I am not lobbying for factories full of four-year olds or quarries with six-year-olds lugging stone. But I am arguing for a clear, less rosy, vision of what childhood means in many societies. Montgomery argues that perhaps the image of childhood innocence obstructs rather than helps the public to address the real problems of child prostitution. I would say the same about child abuse (unpaid), which we know is rampant in all our societies. Recently, I was struck by a newspaper description of a female child raped by a workman in Guatemala, and the conclusion that her life is now utterly ruined and that she will need psychotherapy all her life. Is it fair, or useful, to consign someone to the emotional trash heap due to a single experience? I am not claiming this was not a pivotal experience as it undermines much of what we think we know about the world and its safety, but to predict the complete destruction of a personality due to a single experience gives undue weight to a single event. It perpetuates the powerlessness of being abused. In this scenario, there is nothing the survivor can do which will be effective in creating a positive future for herself. I would say the same even regarding repeated abuse in childhood: a person abused for a decade in childhood hopefully has six or eight more decades to enjoy a productive life of love. Or do you think it is more healthy to tell this person she or he will never become whole, and that the powerlessness of being abused will continue now matter what he or she does, because society insists abuse must define her entire life? (Do you wonder why abused people often become suicidal, with this bleak future, about which they can do nothing, predicted as inevitable for them? )

In the society in Thailand described by Montgomery, children are only required to attend school until the age of 12, and many do not even attend those six years. This is comparable to the situation described to me for many rural children in Central America. If we agree that people derive the essential sense of meaning in their lives from work, creativity, or love (as described in a previous post on Viktor Frankl´s book), then the development of work options for children who are not in school, or are not in school full-time, may assist in development of a sense of meaning in their lives.

Montgomery repeats quite compellingly the tragedy of Global Northern societies requiring that the child prostitutes are innocent, powerless to stop their coercion, rescued, and then condemned to due from AIDS. She points out that the reality is more complex, and that the child prostitutes in Thailand may gain a sense of meaning from, for example, being able to provide for their family an income, a roof on the house, and higher status. Again, neither she nor I are arguing for this economic sector – but, given that it currently exists, that the children working in the sec trade do derive meaning which helps buoy their lives, is good.
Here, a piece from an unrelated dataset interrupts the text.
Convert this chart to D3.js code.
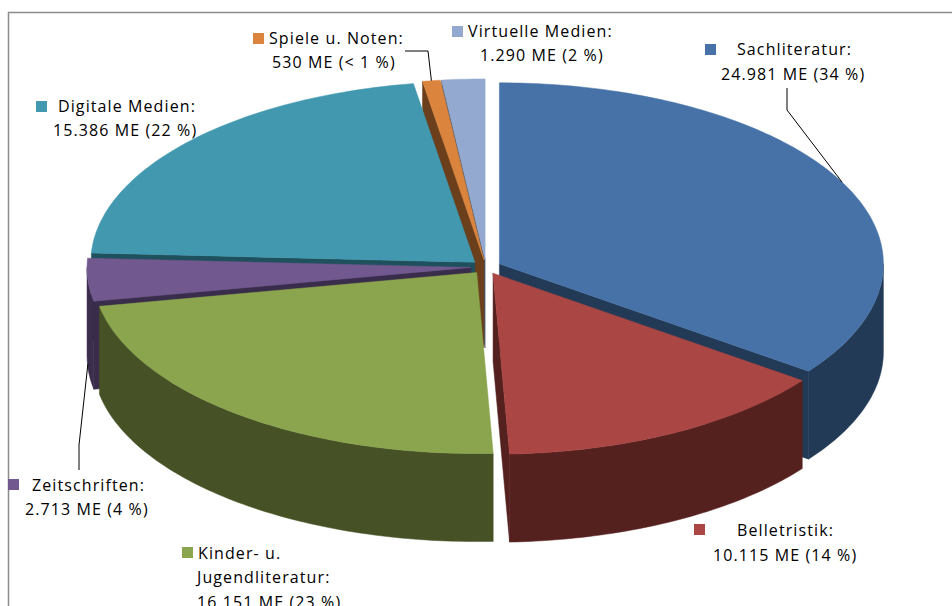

Like the drugs economy here, child prostitution is created as a labour pool by the demand. Poor people will accommodate themselves to the work market available, whether it is stitching sports shoes or trousers for incredibly low wages, or catering to other demands. Recognizing and treating the illnesses that incite people to seek sex with children will help with the problem at home as well as abroad. But demanding the destruction of a life as proof that the abused child was a victim, requiring that child sex workers are innocents kidnapped or forced, is the real destruction of life. It gives no room for the complexity: the choices the children are making, the position of needing to work in which they are placed by economic forces and inequality, or the ways in which they make the abuse into something different that only destructive in their lives.